I don’t doubt that the way the events unfold in the innocent-man-goes-to-prison drama are more or less the way they really happened; truth is, after all, often stranger than fiction.

But that’s not a good defense. Fictional or not, events and characters in movies have to come across as real. And “The Hurricane” just has too much that doesn’t.

Denzel Washington plays Rubin “The Hurricane” Carter, a boxing champ in the ’60s who spent 15 years in prison for murders he didn’t commit.

Washington is stellar in the role, playing the character at several ages between 20 and 50, and doing a fine job each time. He brings dignity and realism to a film that, aside from him, is slight and muddling.

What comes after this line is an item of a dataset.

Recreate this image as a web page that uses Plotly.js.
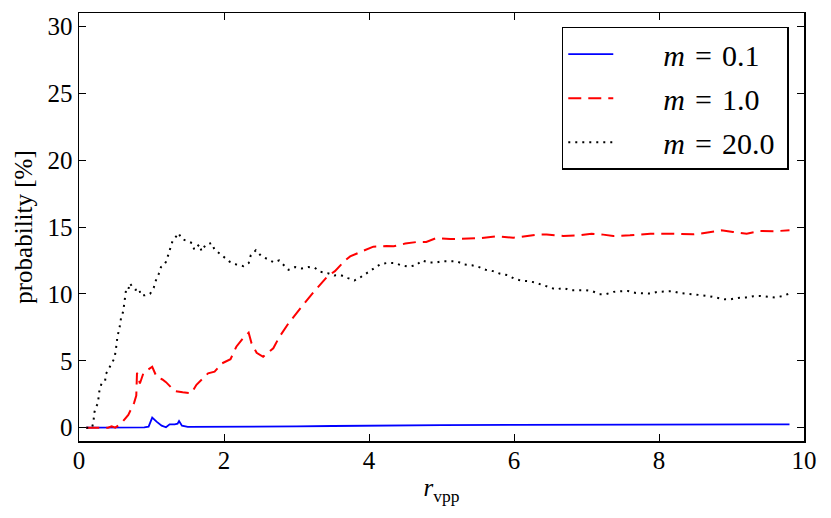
<!DOCTYPE html>
<html>
<head>
<meta charset="utf-8">
<script src="https://cdn.plot.ly/plotly-3.0.1.min.js"></script>
<style>html,body{margin:0;padding:0;background:#fff;}</style>
</head>
<body>
<div id="chart" style="width:831px;height:518px;"></div>
<script>
// m = 0.1 (blue, solid)
const xBlue = [0.1, 0.5, 0.9, 0.96, 1.01, 1.07, 1.14, 1.2, 1.25, 1.32, 1.36, 1.38, 1.42, 1.5, 2.0, 2.5, 3.0, 3.5, 4.0, 5.0, 6.0, 7.0, 8.0, 9.0, 9.8];
const yBlue = [0, 0, 0.02, 0.07, 0.75, 0.45, 0.15, 0.03, 0.25, 0.25, 0.3, 0.5, 0.15, 0.05, 0.05, 0.07, 0.1, 0.12, 0.15, 0.18, 0.2, 0.22, 0.25, 0.25, 0.25];

// m = 1.0 (red, dashed)
const xRed = [0.1, 0.4, 0.45, 0.5, 0.58, 0.63, 0.68, 0.76, 0.79, 0.80, 0.84, 0.89, 0.98, 1.01, 1.07, 1.15, 1.20, 1.32, 1.43, 1.55, 1.62, 1.69, 1.78, 1.87, 1.97, 2.09, 2.17, 2.26, 2.34, 2.38, 2.45, 2.54, 2.68, 2.76, 2.89, 3.05, 3.23, 3.42, 3.53, 3.67, 3.74, 3.92, 4.06, 4.24, 4.34, 4.5, 4.66, 4.79, 4.93, 5.12, 5.39, 5.52, 5.76, 5.99, 6.09, 6.32, 6.45, 6.68, 6.91, 7.07, 7.23, 7.37, 7.6, 7.88, 8.15, 8.47, 8.57, 8.86, 9.02, 9.21, 9.39, 9.58, 9.8];
const yRed = [0, 0, 0.1, 0, 0.3, 0.6, 0.95, 1.85, 2.4, 4.1, 3.3, 4.1, 4.45, 4.55, 3.8, 3.6, 3.4, 2.74, 2.64, 2.57, 3.2, 3.56, 4.06, 4.18, 4.8, 5.12, 6.05, 6.67, 7.1, 6.3, 5.6, 5.3, 5.93, 6.75, 7.8, 8.9, 10.1, 11.27, 11.7, 12.5, 12.8, 13.22, 13.53, 13.58, 13.56, 13.76, 13.88, 13.88, 14.18, 14.1, 14.13, 14.16, 14.3, 14.2, 14.25, 14.43, 14.43, 14.33, 14.38, 14.5, 14.43, 14.33, 14.38, 14.5, 14.5, 14.45, 14.5, 14.75, 14.63, 14.5, 14.7, 14.68, 14.75];

// m = 20.0 (black, dotted)
const xBlack = [0.1, 0.18, 0.20, 0.21, 0.23, 0.26, 0.28, 0.31, 0.36, 0.37, 0.42, 0.45, 0.49, 0.51, 0.53, 0.56, 0.58, 0.61, 0.62, 0.63, 0.65, 0.68, 0.70, 0.74, 0.78, 0.83, 0.85, 0.91, 0.98, 1.03,
  1.06, 1.10, 1.13, 1.16, 1.20, 1.23, 1.26, 1.29, 1.34, 1.37, 1.42, 1.51, 1.56, 1.59, 1.66, 1.69, 1.75, 1.83, 1.87, 1.93,
  2.0, 2.08, 2.17, 2.27, 2.34, 2.37, 2.44, 2.51, 2.6, 2.69, 2.76, 2.83, 2.89, 2.98, 3.07, 3.16, 3.25, 3.33, 3.43, 3.52,
  3.61, 3.71, 3.80, 3.89, 3.98, 4.07, 4.16, 4.26, 4.36, 4.45, 4.54, 4.65, 4.73, 4.83, 4.92, 5.01, 5.12, 5.21, 5.31, 5.42,
  5.52, 5.61, 5.71, 5.81, 5.91, 6.0, 6.09, 6.2, 6.29, 6.39, 6.48, 6.58, 6.68, 6.77, 6.87, 6.98, 7.08, 7.18, 7.27, 7.37,
  7.47, 7.57, 7.68, 7.77, 7.88, 7.98, 8.08, 8.18, 8.28, 8.38, 8.49, 8.59, 8.69, 8.79, 8.90, 8.99, 9.09, 9.2, 9.3, 9.4,
  9.51, 9.6, 9.7, 9.8];
const yBlack = [0, 0, 0.45, 1.1, 1.5, 1.8, 2.7, 3.3, 3.5, 4.0, 4.5, 4.8, 5.2, 5.9, 6.8, 7.5, 8.2, 8.7, 9.2, 9.75, 10.35, 10.3, 10.8, 10.5, 10.3, 10.4, 9.9, 9.9, 10.0, 10.45,
  11.0, 11.5, 12.0, 12.1, 12.4, 12.9, 13.4, 13.95, 14.3, 14.55, 14.1, 13.9, 13.8, 13.3, 13.7, 13.2, 13.7, 13.8, 13.3, 13.06,
  12.75, 12.4, 12.2, 12.07, 12.3, 12.9, 13.26, 12.85, 12.6, 12.35, 12.5, 12.1, 11.8, 12.0, 11.9, 12.0, 11.95, 11.65, 11.55, 11.38,
  11.4, 11.18, 11.0, 11.27, 11.6, 11.92, 12.23, 12.32, 12.3, 12.12, 12.04, 12.14, 12.5, 12.34, 12.34, 12.44, 12.44, 12.44, 12.2, 12.14,
  12.0, 11.8, 11.7, 11.5, 11.4, 11.15, 11.0, 10.95, 10.85, 10.65, 10.48, 10.33, 10.45, 10.28, 10.28, 10.28, 10.2, 9.98, 9.98, 10.15,
  10.2, 10.22, 10.07, 10.03, 10.03, 10.15, 10.2, 10.2, 10.07, 10.03, 9.95, 9.9, 9.83, 9.7, 9.6, 9.6, 9.7, 9.73, 9.83, 9.85,
  9.78, 9.73, 9.83, 10.03];

const mValues = ['0.1', '1.0', '20.0'];
const xTicks = [0, 2, 4, 6, 8, 10];
const yTicks = [0, 5, 10, 15, 20, 25, 30];

const serif = '"Liberation Serif", "DejaVu Serif", serif';
const pad = '\u00a0\u00a0\u00a0\u00a0\u00a0\u00a0';
const label = v => pad + '<i>m</i>\u00a0\u200a=\u00a0\u200a' + v + '\u00a0';

const traces = [
  {x: xBlue, y: yBlue, name: label(mValues[0]), mode: 'lines', legendgroup: 'a',
   line: {color: '#0000ff', width: 1.8}},
  {x: xRed, y: yRed, name: label(mValues[1]), mode: 'lines', legendgroup: 'b',
   line: {color: '#ff0000', width: 2, dash: '13px,7px'}},
  {x: xBlack, y: yBlack, name: label(mValues[2]), mode: 'lines', legendgroup: 'c',
   line: {color: '#000000', width: 2, dash: '2px,5px'}}
];

const axisCommon = {
  showgrid: false, zeroline: false, showline: true, linecolor: '#000', linewidth: 1.5,
  mirror: 'ticks', ticks: 'inside', ticklen: 7, tickwidth: 1, tickcolor: '#000',
  tickfont: {family: serif, size: 25, color: '#000'}
};

const layout = {
  width: 831, height: 518,
  margin: {l: 79, r: 27, t: 13, b: 77},
  paper_bgcolor: '#fff', plot_bgcolor: '#fff',
  showlegend: true,
  xaxis: Object.assign({}, axisCommon, {
    range: [0, 10], tickvals: xTicks, ticktext: xTicks.map(String),
    ticklabelstandoff: -4,
    title: {text: '<i>r</i><sub>vpp</sub>', font: {family: serif, size: 25, color: '#000'}, standoff: 6}
  }),
  yaxis: Object.assign({}, axisCommon, {
    range: [-1, 31], tickvals: yTicks, ticktext: yTicks.map(String),
    title: {text: 'probability [%]', font: {family: serif, size: 25, color: '#000'}, standoff: 8}
  }),
  legend: {
    x: 0.979, xanchor: 'right', y: 0.968, yanchor: 'top',
    bordercolor: '#000', borderwidth: 1.5, bgcolor: '#fff',
    font: {family: serif, size: 30, color: '#000'},
    traceorder: 'grouped', tracegroupgap: 2, itemwidth: 45
  }
};

Plotly.newPlot('chart', traces, layout, {displayModeBar: false, staticPlot: true});
</script>
</body>
</html>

We first see Carter as a kid, knifing in self-defense a middle-aged child molestor who first hits on one of Carter’s friends, then threatens to throw Carter over a cliff. (The scene is no less odd to see than it is to read about.)

A gruff New Jersey cop named Della Pesca (Dan Hedaya, playing the role with one dimension, if that) doesn’t like black people, so Carter doesn’t even get a fair trial: He’s sent to juvenile hall. He busts out at age 18 and joins the military; upon his discharge, he is promptly jailed again. He gets out later and becomes a successful boxer. One night two black men walk into a bar and shoot up the place, killing three people. Della Pesca manipulates the situation to make it look like Carter was one of the shooters, and he and his buddy go to prison based entirely on circumstantial evidence.

Della Pesca is so convinced of Carter’s badness that he spies on him, trails him, practically stalks him, just waiting for him to slip up. Why? Because he’s black, and because he stabbed that guy a bunch of years ago. Sorry, I ain’t buyin’ it. Della Pesca calls Carter “a lifetime criminal,” even though he only committed one “crime,” and it was self-defense, and it was at age 11.

While in prison (where, by the way, he refuses to wear prison-issue clothing — and is granted permission not to!), Carter writes a book about his innocence. Troubled black youth Lesra (Vicellous Reon Shannon) buys it for a quarter at a used-book sale, reads it, and becomes pen pals with Carter, whose innocence he is convinced of.

Lesra lives with three bland Canadians who either live on a commune (does three people living together constitute a commune?) or do something vague and at-home for a living, and who are home-schooling Lesra, having plucked him from his inauspicious surroundings in Brooklyn.

One of these bland Canadians is played by bland Liev Schriber, who keeps saying bland, philosophical things like, “Sometimes we don’t pick the books we read. They pick us.”

Well, these three plucky (but still bland) Canadians move to New Jersey in order to devote themselves full-time to proving Carter’s innocence. (They either quit their jobs or didn’t have jobs to quit — either way, I don’t know how they’re affording all this, and if the movie knows, it’s not telling us.) Before long, they’ve uncovered, “Scooby-Doo”-style, several important bits of evidence that Carter’s lawyers were unable to dig up in 10 years of investigating.

Naturally, Della Pesca doesn’t like these meddling Canadians and their snooping, so he threatens them with some very harsh language and one-dimensional acting. (Seems he’s racist against Canadians, too.)

They finally get enough evidence to bring the case before a federal judge (Rod Steiger), in a scene replete with your standard courtroom-drama cliches and pat endings.

It’s all a true story, more or less, and it’s not dull; Washington is compelling enough as an actor to carry almost anything (witness the by-the-numbers “Bone Collector” earlier this year). The film wants to be about the triumph of the human spirit over adversity, and Washington almost pulls that off by himself. He is the one believable element in a film that reeks of Hollywood triteness and generic screenwriting, and he elevates “The Hurricane” from so-so to slightly above so-so status.